The Patriot


This is not about Mel Gibson terrorizing redcoats with his tomahawk and merry band of militias. Not about ‘Murica at all. No sir.

This is not a piece meant to tell you to love the country. Much have been written about that. You can love or hate the country. It is up to you. This piece is not meant as a virtual keris rattling for me to exhibit my faux Malayness. After all, I identify as a Mongol. Last week it was Danish. This is a piece about looking for that one Malaysian thing we can rally behind.


Some time ago in a conversation with friends the topic of what makes us Malaysian cropped up. Eventually it was agreed upon that food is the common unifying factor. Which is nothing new really. We love food and we really love our food. It is the only factor I think. Our national football team is lacklustre, our badminton post Chong Wei is meh. We are not cricket mad like Indians and Pakistanis. Take away the food what do we have? We have no Great Malaysian Novel (not yet), no national epic to speak of. Hell, we have no National Laureate that is common to all Malaysians (not yet). No Trafalgar to remember, no Alamo to rally behind. While we fended off those Maoist wannabes up until 1989, we fought no great war of national liberation. In that regard, the Bangladeshis had us beat.

 

Ours is a negotiated freedom. In return for their plantations and business interests to remain unmolested, the Brits granted us our freedom, as if it was theirs to bestow to begin with. It was all very civilized. Very chill and relaxed. Want to be free? Here you go. Have some tea, keep your Sultans. This negotiated independence of ours only spawned more questions about what makes us, us. Secular or Islamic, crown or tengkolok or serban, Peninsular or Sabahan or Sarawakian or Malaysian and what have you. 

 

We have not been thrown into a great conflagration in which the mutual distrust among the races is dissipated and in its place our common national identity is forged. We did not have that experience. It is always about one race vs another, very rarely about us. All these cases in the apex court I think is not really about whether Civil Courts vs Syariah Courts and all that. It is about trying to find the answer to the question, what makes us, us. In a way, this is our great war of national realization. For good or for bad, we will decide the kind of people we want to become for generations to come. Thank God that so far we have been fairly civil about it limiting it to the courts. Long it remain so. Even our protests are tame compared to the French.
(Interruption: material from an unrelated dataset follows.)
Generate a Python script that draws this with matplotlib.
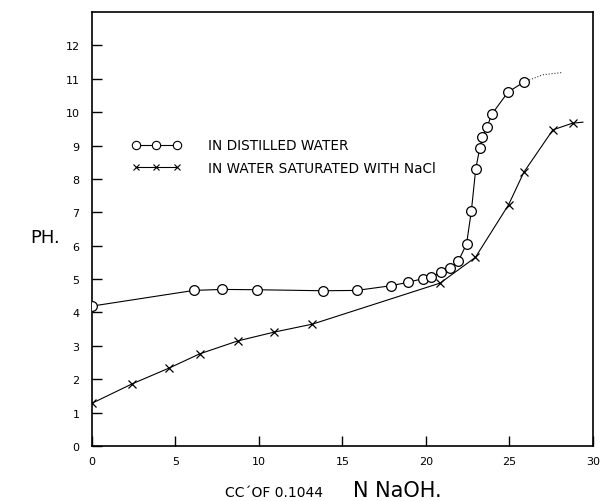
import matplotlib
matplotlib.use("Agg")
import matplotlib.pyplot as plt
from matplotlib.lines import Line2D

# titration of the acid, pH vs cc of 0.1044 N NaOH
# in distilled water (circles)
cc_water = [0.0, 6.1, 7.8, 9.9, 13.85, 15.85, 17.9, 18.9, 19.8, 20.3, 20.9,
            21.45, 21.93, 22.43, 22.72, 22.98, 23.22, 23.38, 23.66, 23.96, 24.91, 25.86]
ph_water = [4.19, 4.66, 4.69, 4.68, 4.65, 4.66, 4.8, 4.9, 5.01, 5.06, 5.2,
            5.33, 5.53, 6.05, 7.05, 8.3, 8.92, 9.25, 9.57, 9.95, 10.6, 10.9]
# dotted continuation past the last reading
cc_water_ext = [25.86, 27.0, 28.2]
ph_water_ext = [10.9, 11.12, 11.19]

# in water saturated with NaCl (crosses)
cc_nacl = [0.0, 2.4, 4.6, 6.45, 8.75, 10.9, 13.2, 20.85, 22.96, 24.95, 25.86, 27.6, 28.78]
ph_nacl = [1.28, 1.86, 2.33, 2.76, 3.15, 3.41, 3.65, 4.88, 5.65, 7.23, 8.2, 9.47, 9.67]

x_ticks = [0, 5, 10, 15, 20, 25, 30]
y_ticks = list(range(0, 13))

plt.rcParams['font.family'] = ['DejaVu Sans']

fig = plt.figure(figsize=(6.02, 5.02), dpi=100)
ax = fig.add_axes([0.1528, 0.1096, 0.8322, 0.8645])

ax.plot(cc_water, ph_water, color='black', lw=0.8, marker='o', ms=7,
        mfc='white', mec='black', mew=0.9, zorder=3)
ax.plot(cc_water_ext, ph_water_ext, color='black', lw=0.7, ls=(0, (1, 2)))
ax.plot(cc_nacl + [29.4], ph_nacl + [9.7], color='black', lw=0.8, zorder=2)
ax.plot(cc_nacl, ph_nacl, ls='none', marker='x', ms=5.5, color='black',
        mew=0.9, zorder=3)

ax.set_xlim(0, 29.85)
ax.set_ylim(0, 13)
ax.set_xticks(x_ticks)
ax.set_yticks(y_ticks)
ax.tick_params(direction='in', length=7, width=1.0, labelsize=8)
ax.tick_params(axis='y', pad=9)
ax.tick_params(axis='x', pad=7)
for s in ax.spines.values():
    s.set_linewidth(1.2)

# legend
h1 = Line2D([], [], color='black', lw=0.8, marker='o', ms=6, mfc='white',
            mec='black', mew=0.8)
h2 = Line2D([], [], color='black', lw=0.8, marker='x', ms=5, mew=0.8)
ax.legend([h1, h2], ['IN DISTILLED WATER', 'IN WATER SATURATED WITH NaCl'],
          numpoints=3, handlelength=3.6, handletextpad=2.0, frameon=False,
          fontsize=9.8, loc='upper left', bbox_to_anchor=(0.055, 0.737),
          labelspacing=0.65)

# axis labels
fig.text(30 / 602, 1 - 238 / 502, 'PH.', fontsize=13, va='center', ha='left')
fig.text(225 / 602, 1 - 497 / 502, 'CC´OF 0.1044', fontsize=10, va='baseline')
fig.text(353 / 602, 1 - 497 / 502, 'N NaOH.', fontsize=15, va='baseline')

fig.savefig('out.png', dpi=100)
For a snail-loving, wine-quaffing people the French really do know how to riot, I mean protest.

 

The closest we came to smoking atop a powder keg was during the pandemic with the succession of governments clawing for power with almost weekly pageant of imbecility and insensitivity from the administration to the dengki ke gaffe all the while the people are confused, fearful, struggling to keep on living when death was all around with no end in sight and most importantly angry, Angry at how things were handled. Angry that those in power for choosing to play politics when lives were at stake. That was our national trauma and we ought to learn from it. That a country is only as strong as its people.
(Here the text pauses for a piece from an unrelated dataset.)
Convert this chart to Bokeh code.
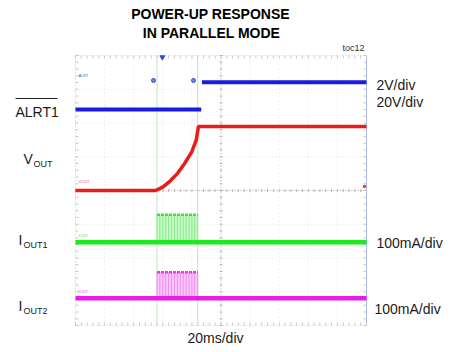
from bokeh.plotting import figure
from bokeh.models import Label, Range1d
from bokeh.embed import file_html
from bokeh.resources import INLINE

NAN = float("nan")

# ---- capture data (time in ms) ----
# ALRT1 is sampled, so the edge shows as a gap rather than a vertical stroke
alrt_t = [0, 86.4, NAN, 86.9, 200]
alrt_v = [0.0, 0.0, NAN, 1.62, 1.62]          # V, 2V/div

vout_t = [0, 55, 60, 65, 70, 75, 80, 83, 84.5, 200]
vout_v = [0, 0, 2, 5.6, 10, 16, 23, 30, 38, 38]   # V, 20V/div

iout1_t = [0, 56, 56, 84, 84, 200]
iout1_a = [0, 0, 81, 81, 0, 0]            # mA peak of switching bursts, 100mA/div
iout2_t = [0, 56, 56, 84, 84, 200]
iout2_a = [0, 0, 77, 77, 0, 0]

# individual switching edges inside the current bursts (ms)
burst_edges = [56, 58, 60, 62, 64, 66, 68, 70, 72, 74, 76, 78, 80, 82, 84]

cursor_t = [56, 84]

# channel settings: (per-div scale, offset in divisions)
ALRT_SCALE, ALRT_OFF = 2.0, 2.4
VOUT_SCALE, VOUT_OFF = 20.0, 0.0
I1_SCALE, I1_OFF = 100.0, -1.53
I2_SCALE, I2_OFF = 100.0, -3.19

# ---- screen geometry ----
W, H = 459, 352
X0, X1 = 75, 366        # left / right edges of the scope screen (px)
Y0, Y1 = 55, 325        # top / bottom edges (px from top)
T_SPAN = 200.0          # 10 div x 20 ms
px_ms = (X1 - X0) / T_SPAN
px_div = (Y1 - Y0) / 8.0
yc = (Y0 + Y1) / 2.0

p = figure(width=W, height=H, output_backend="svg", toolbar_location=None,
           x_axis_location=None, y_axis_location=None, min_border=0,
           x_range=Range1d(-X0 / px_ms, T_SPAN + (W - X1) / px_ms),
           y_range=Range1d(-(H - yc) / px_div, yc / px_div))
p.grid.visible = False
p.outline_line_color = None
p.background_fill_color = "white"
p.border_fill_color = "white"

def div(vals, scale, off):
    return [v / scale + off for v in vals]

# ---- graticule ----
grid_c = "#e0e0e0"
for k in range(11):
    t = k * 20
    if k in (0, 10, 5):
        continue
    p.segment(t, -4, t, 4, line_color=grid_c, line_width=1, line_dash="1 3")
for k in range(-3, 4):
    if k == 0:
        continue
    p.segment(0, k, 200, k, line_color=grid_c, line_width=1, line_dash="1 3")
# center cross
p.segment(100, -4, 100, 4, line_color="#a8a8a8", line_width=1, line_dash="1 2")
p.segment(0, 0, 200, 0, line_color="#a8a8a8", line_width=1, line_dash="1 2")
# border
p.segment(0, -4, 0, 4, line_color="#c8c8c8", line_width=1, line_dash="1 2")
p.segment(0, 4, 200, 4, line_color="#d0d0d0", line_width=1, line_dash="1 2")
p.segment(0, -4, 200, -4, line_color="#d0d0d0", line_width=1, line_dash="1 2")
p.segment(200, -4, 200, 4, line_color="#a8b8e8", line_width=1)

# minor ticks (5 per division)
tick_t = [i * 4 for i in range(51)]
tick_d = [-4 + i * 0.2 for i in range(41)]
tl = 3 / px_div
tw = 3 / px_ms
p.segment(tick_t, [4] * 51, tick_t, [4 - tl] * 51, line_color="#c8c8c8")
p.segment(tick_t, [-4] * 51, tick_t, [-4 + tl] * 51, line_color="#c8c8c8")
p.segment(tick_t, [-tl / 2] * 51, tick_t, [tl / 2] * 51, line_color="#b8b8b8")
p.segment([0] * 41, tick_d, [tw] * 41, tick_d, line_color="#c8c8c8")
p.segment([200 - tw] * 41, tick_d, [200] * 41, tick_d, line_color="#c8c8c8")
p.segment([100 - tw / 2] * 41, tick_d, [100 + tw / 2] * 41, tick_d, line_color="#b8b8b8")

# cursors
for t in cursor_t:
    p.segment(t, -4, t, 4, line_color="#bfe6bf", line_width=1)

# ---- current bursts ----
def burst(t_s, a_s, scale, off, fill, edge, top_c, line):
    y = div(a_s, scale, off)
    p.varea(x=t_s[1:5], y1=[off] * 4, y2=y[1:5], fill_color=fill, fill_alpha=1.0)
    top = max(y)
    p.segment(burst_edges, [off] * len(burst_edges), burst_edges,
              [top] * len(burst_edges), line_color=edge, line_width=1)
    p.line(t_s[2:4], y[2:4], line_color=top_c, line_width=2.5, line_dash="3 1")
    p.line([t_s[0], t_s[-1]], [off, off], line_color=line, line_width=4.5)

burst(iout1_t, iout1_a, I1_SCALE, I1_OFF, "#c8f9c8", "#86ec86", "#44dd44", "#1ee81e")
burst(iout2_t, iout2_a, I2_SCALE, I2_OFF, "#fbc8fb", "#ef8aef", "#e040e0", "#e61ee6")

# ---- voltage traces ----
p.line(vout_t, div(vout_v, VOUT_SCALE, VOUT_OFF), line_color="#e81c1c", line_width=3.5)
p.line(alrt_t, div(alrt_v, ALRT_SCALE, ALRT_OFF), line_color="#1a1ae0", line_width=4)

# cursor / trigger markers
p.scatter([53.6, 81.1], [3.26, 3.26], size=4, marker="circle",
          fill_color="#6a8ae8", line_color="#3050d0")
p.scatter([59.7], [3.95], size=5, marker="inverted_triangle",
          fill_color="#3050d0", line_color="#3050d0")
p.scatter([198.6], [0.12], size=2.5, marker="circle",
          fill_color="#d04040", line_color="#d04040")

# tiny on-screen channel tags
for txt, yy, col in [("ALRT", 3.4, "#5060e0"), ("VOUT", 0.27, "#e06060"),
                     ("IOUT", I1_OFF + 0.2, "#60e060"), ("IOUT", I2_OFF + 0.2, "#e060e0")]:
    p.text([2], [yy], text=[txt], text_font_size="4px", text_color=col,
           text_baseline="middle", text_align="left")

# ---- annotations (screen px, origin bottom-left) ----
FONT = "Liberation Sans"

def lab(x, y_top, s, size=14, align="left", style="normal", color="#1a1a1a"):
    p.add_layout(Label(x=x, y=H - y_top, x_units="screen", y_units="screen",
                       text=s, text_font=FONT, text_font_size=f"{size}px",
                       text_font_style=style, text_align=align,
                       text_baseline="middle", text_color=color))

lab(210, 13, "POWER-UP RESPONSE", 14, "center", "bold", "#000000")
lab(211, 32, "IN PARALLEL MODE", 14, "center", "bold", "#000000")
lab(364, 47, "toc12", 9, "right", color="#333333")

lab(15, 111, "ALRT1")
p.segment(-60 / px_ms, (yc - 98) / px_div, -18 / px_ms, (yc - 98) / px_div,
          line_color="#1a1a1a", line_width=1.2)
lab(23, 158, "V")
lab(33, 163, "OUT", 9)
lab(18, 239, "I")
lab(23, 244, "OUT1", 9)
lab(18, 305, "I")
lab(23, 310, "OUT2", 9)

lab(376, 84, "2V/div")
lab(376, 101, "20V/div")
lab(376, 242, "100mA/div")
lab(374, 308, "100mA/div")
lab(215, 337, "20ms/div", 14, "center")

open("out.html", "w").write(file_html(p, INLINE))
The land. What of it? The land is here and will always be here so long as the sky is blue and the sun is out in all her brilliance. We ought to let go the fixation with ownership of the land or who came here first. We all belong to the land and while we are here we ought to not take it for granted. You know, preserve trees and hills instead of clear it off for that hillside development and durian orchards and things. We also should learn to live together like decent folks. Mingle la. Don’t be cooped up in your own racial cocoon, nursing your own fears of the other races just like the politicians wanted you to. God knows the land is big enough for all of us to do all these things. 

 

In the course of typing all this up it came to me. Maybe that’s it. Our unifying feature is our laidback nature. That rilek la brader vibe. Maybe a weakness where efficiency is concerned but most of the time it is our chief strength. As long as we appeal to our inner rilek spirit (within reason lah) this country can never be a nest of extremism and hatred. Because nursing hate is a tiring thing to do and we, we like to relax. 

This land is yours as much as it is mine. I have nowhere else to go. Even if i do, i would rather be here. This in-progress, flawed place. Land of the relaxed and where the medical bills is almost free (if you go to gomen lah).

So do you part. I say let us lower that accusatory fingers and raise that glass of teh tarik up high and then sip it, savour that fatty sweetness. Have that inane conversation with your friends and strangers. Talk cock sing song and laugh. Let us just sit together at the same table of brotherhood (or sisterhood) to break that hallowed roti canai of understanding and chill. For to chill is patriotic and to lepak is Malaysian.

 

Now I gotta hang up that flag. Our flag.